Looking forward, several directions merit attention. First, future research should integrate behavioral finance insights into AI models. Algorithms that account for crowd psychology may better anticipate and counteract cascades. Second, real-time cross-market monitoring should be developed as a standard feature of global financial infrastructure. With proper data-sharing, regulators could detect emerging stampedes before they spiral. Third, the rise of quantum computing may again reshape market dynamics. By enabling even faster processing, quantum systems could exacerbate herding—or, if carefully managed, could provide new tools for stabilization.

Ethical considerations also deserve greater weight. If AI systems amplify instability, who bears responsibility? Designers, firms, or regulators? Clearer frameworks of accountability are needed. Moreover, fairness must be addressed: markets dominated by machines risk marginalizing human investors, eroding confidence in their legitimacy. A balance must be struck between efficiency and inclusiveness.

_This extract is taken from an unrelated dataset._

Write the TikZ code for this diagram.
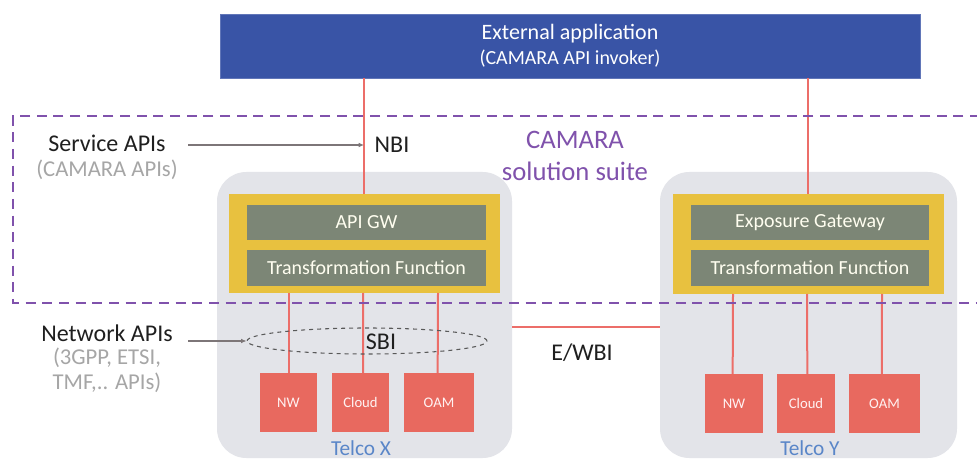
\documentclass[tikz,border=0pt]{standalone}
\usepackage{fontspec}
\setmainfont{Carlito}
\usetikzlibrary{shapes.geometric,arrows.meta}
\definecolor{extblue}{RGB}{57,84,166}
\definecolor{telcogray}{RGB}{227,228,233}
\definecolor{yel}{RGB}{232,193,63}
\definecolor{gwgreen}{RGB}{124,134,118}
\definecolor{redbox}{RGB}{232,105,95}
\definecolor{redline}{RGB}{236,110,105}
\definecolor{purp}{RGB}{128,82,172}
\definecolor{lgray}{RGB}{166,166,166}
\definecolor{agray}{RGB}{125,118,120}
\definecolor{telcotxt}{RGB}{90,134,200}
\tikzset{
  boxbase/.style={rectangle, inner sep=0pt, outer sep=0pt},
  extbox/.style={boxbase, fill=extblue, draw=extblue!80!white, line width=0.5pt, text=white, align=center, font=\fontsize{16.5}{17.5}\selectfont},
  telcobox/.style={boxbase, fill=telcogray, rounded corners=22pt},
  yelbox/.style={boxbase, fill=yel},
  gwbox/.style={boxbase, fill=gwgreen, text=white!94!yellow, font=\fontsize{15}{17}\selectfont},
  redsq/.style={boxbase, fill=redbox, text=white!95!red, font=\fontsize{11}{12}\selectfont, minimum height=44.25pt},
  rline/.style={draw=redline, line width=1.5pt},
  pdash/.style={draw=purp, line width=1.6pt, dash pattern=on 7.5pt off 5pt},
  garrow/.style={draw=agray, line width=0.9pt, -{Latex[length=4pt,width=3.5pt]}},
  lbl/.style={font=\fontsize{18}{20}\selectfont, text=black!88, inner sep=0pt},
  glbl/.style={font=\fontsize{17}{19}\selectfont, text=lgray, inner sep=0pt},
  plbl/.style={font=\fontsize{20}{22}\selectfont, text=purp, inner sep=0pt},
  tlbl/.style={font=\fontsize{16}{18}\selectfont, text=telcotxt, inner sep=0pt}
}
\begin{document}
\begin{tikzpicture}[x=0.75pt,y=-0.75pt]
\useasboundingbox (0,0) rectangle (977,459);
\fill[white] (0,0) rectangle (977,459);
% telco containers
\node[telcobox, minimum width=221.25pt, minimum height=214.5pt] (tx) at (364.5,315) {};
\node[telcobox, minimum width=222.75pt, minimum height=214.5pt] (ty) at (808.5,315) {};
% external app
\node[extbox, minimum width=525pt, minimum height=48pt] (ext) at (570,46) {External application\\[1.5pt]\fontsize{15}{17}\selectfont(CAMARA API invoker)};
% yellow boxes
\node[yelbox, minimum width=203.25pt, minimum height=74.25pt] (yx) at (364.5,243.5) {};
\node[yelbox, minimum width=203.25pt, minimum height=75pt] (yy) at (808.5,244) {};
% inner boxes
\node[gwbox, minimum width=179.25pt, minimum height=26.25pt] (gwx) at (366.5,222.5) {API GW};
\node[gwbox, minimum width=179.25pt, minimum height=27pt] (tfx) at (366.5,268) {Transformation Function};
\node[gwbox, minimum width=178.5pt, minimum height=26.25pt] (gwy) at (810,222.5) {Exposure Gateway};
\node[gwbox, minimum width=178.5pt, minimum height=27pt] (tfy) at (810,268) {Transformation Function};
% red boxes
\node[redsq, minimum width=42.75pt] (nwx) at (288.5,402.5) {NW};
\node[redsq, minimum width=42.75pt] (clx) at (360.5,402.5) {Cloud};
\node[redsq, minimum width=52.5pt] (oax) at (439,402.5) {OAM};
\node[redsq, minimum width=43.5pt] (nwy) at (734,403.5) {NW};
\node[redsq, minimum width=43.5pt] (cly) at (806,403.5) {Cloud};
\node[redsq, minimum width=53.25pt] (oay) at (884.5,403.5) {OAM};
% connectors
\coordinate (nbix) at (364,0);
\coordinate (nbiy) at (808,0);
\draw[rline] (ext.south -| nbix) -- (yx.north -| nbix);
\draw[rline] (ext.south -| nbiy) -- (yy.north -| nbiy);
\draw[rline] (nwx.north) -- (nwx.north |- yx.south);
\draw[rline] (clx.north) ++(2pt,0) -- (yx.south -| 363,0);
\draw[rline] (oax.north) ++(-1pt,0) -- (yx.south -| 438,0);
\draw[rline] (nwy.north) ++(-1pt,0) -- (yy.south -| 733,0);
\draw[rline] (cly.north) ++(1pt,0) -- (yy.south -| 807,0);
\draw[rline] (oay.north) ++(-2pt,0) -- (yy.south -| 882,0);
\coordinate (ewb) at (0,327);
\draw[rline] (tx.east |- ewb) -- (ty.west |- ewb);
% purple dashed suite boundary
\draw[pdash] (980,116) -- (13,116) -- (13,303) -- (980,303);
% SBI ellipse
\node[ellipse, draw=black!65, dashed, line width=0.8pt, minimum width=180pt, minimum height=19.5pt, inner sep=0pt] (sbi) at (367,341) {};
\node[lbl] (sbit) at (381,342) {SBI};
% labels
\node[lbl] (svc) at (107,143) {Service APIs};
\node[glbl] (svc2) at (107,170) {(CAMARA APIs)};
\node[lbl] (net) at (107,333) {Network APIs};
\node[glbl] (net2) at (107,358) {(3GPP, ETSI,};
\node[glbl] (net3) at (107,383) {TMF,.. APIs)};
\node[lbl] (nbi) at (392,145) {NBI};
\node[plbl] (cam1) at (575,140) {CAMARA};
\node[plbl] (cam2) at (575,171) {solution suite};
\node[lbl] (ewbi) at (582,353) {E/WBI};
\node[tlbl] (tlx) at (361,448) {Telco X};
\node[tlbl] (tly) at (810,448) {Telco Y};
% arrows
\coordinate (sa) at (188,145);
\coordinate (na) at (188,341);
\draw[garrow] (sa) -- (sa -| nbix);
\draw[garrow] (na) -- (sbi.west);
\end{tikzpicture}
\end{document}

Ultimately, the question is not whether herding can be eliminated—it cannot—but whether it can be managed. Just as past generations of regulators learned to handle bank runs, this generation must learn to handle algorithmic runs. The task is urgent. Markets are engines of prosperity when they function well but sources of crisis when they malfunction. Ensuring that AI enhances rather than undermines stability is therefore not just a technical challenge but a societal imperative.